The short answer I like to give is: “We won’t, but we’ll indicate how adequate a translation is by a colour code.” I’d like to reflect a bit more on the question, and start giving the long answer.
A translator is a mediator between reader and writer, converting a text written in a certain language into a new linguistic artefact which – ideally – will conjure up the same vision and elicit the same reaction in its reader as the original would in those accessing the original.
Some things are lost in translation. Subtle rhythms and echoes, an immediate sense of aesthetic beauty. Subtle patterns of implicit allusions and memories that come from a shared linguistic universe between reader and writer. And concepts unique to a given culture or language, which do not directly translate, or require long-winded explanations. In other words, accessing a text in translation is likely to reduce the sense of immediate comprehension and resonance.
But some things can be gained in translation. Mediated experiences are no less enriching than immediate ones. A translated text combines familiarity – the language is that of the reader, after all – and exoticism – the names, places, experiences, come from a mental universe usually not accessible to the reader. Reading a translation is a mediated way of experiencing the mental landscape of a person living in a different language and culture. And such an experience can have a powerful impact.
Whether translated or not, writing can be misinterpreted. “A wealth of interpretative possibilities” is considered by some as the touchstone of quality literature; others will judge a piece of writing by how clear it is. And some writers voluntarily produce misleading texts, shaping their description of events and facts in order to bring about a certain emotional or moral reaction among readers.
In any case, meaning is constructed through an act of interpretation, which can succeed, or fail. But failure can take two very different forms. One I would call plain failure – when a reader cannot derive any meaning, or satisfactory meaning, from a text, and just leaves it down, frustrated and confused. The other I would call error – when a reader’s interpretation does generate meaning, but that meaning is widely different, or even opposed to, that intended by the writer, or commonly derived by a majority of readers.
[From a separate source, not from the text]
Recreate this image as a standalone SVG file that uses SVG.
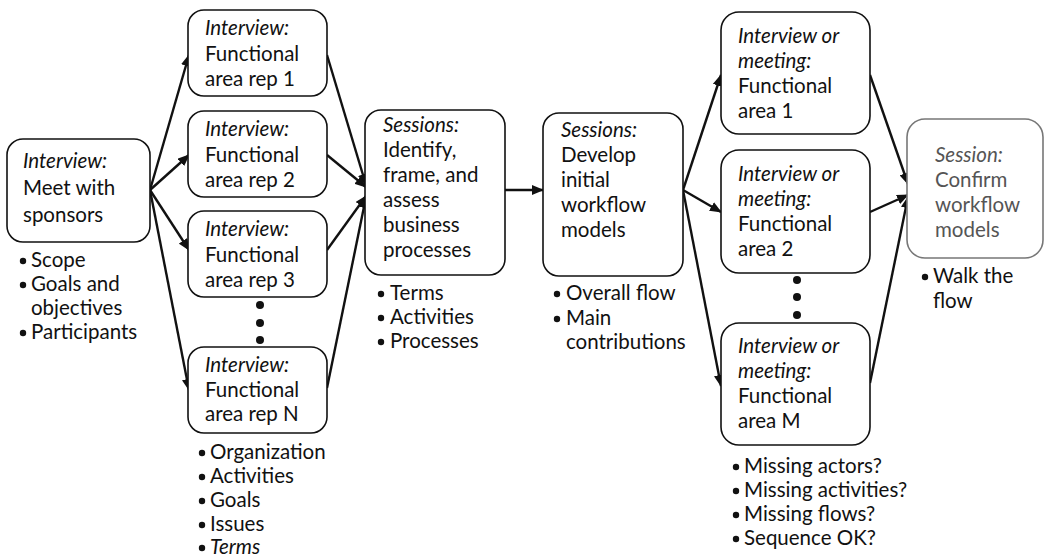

Bad writing and bad translation can lead to both. The reader’s competence, attitude and effort will dtermine which occurs. And the role of the ‘publisher’ – in our case, Marco Polo Project – is to both increase the quality of writing and translation in order to improve successful reading experiences, but also influence the reader to avoid both plain interpretation failure, and error.
Our new interface will offer readers the possibility to read texts in bilingual format. By presenting texts in both languages, side by side, we make the mediated nature of the translated version explicit, thereby encouraging a more cautious reading, but also enabling the reader to more fully experience the delightful exoticism of writing originally produced in a radically different code – with characters instead of alphabet – and direct access to a Chinese subjectivity.
A colour code will also mark how advanced each translation is. ‘Doubtful’ passages will appear in a different colours. And users with experience on the platform will ‘validate’ a translation paragraph by paragraph. These methods will not directly increase the quality of the translation, but indicate to the reader where the potential interpretation pitfalls lie, and therefore allow them to either ‘skip’ dangerous passages, to reduce the risk of frustration, or read them with care and suspicion, to reduce the risk of error.
Beside, we will create incentives – in the form of point systems, badges, and systematic engagement – encouraging more expert users to review and improve existing translations, in order to improve the overall quality of our text library.
So the short-long answer to the question “How will we monitor the quality of our translations” is: by making their mediated status more explicit, and ensuring that the design of our reading interface will assist readers in their interpretative endeavour, to minimise the risk or error or frustration, and maximize the delight of accessing the mental world of a Chinese subject.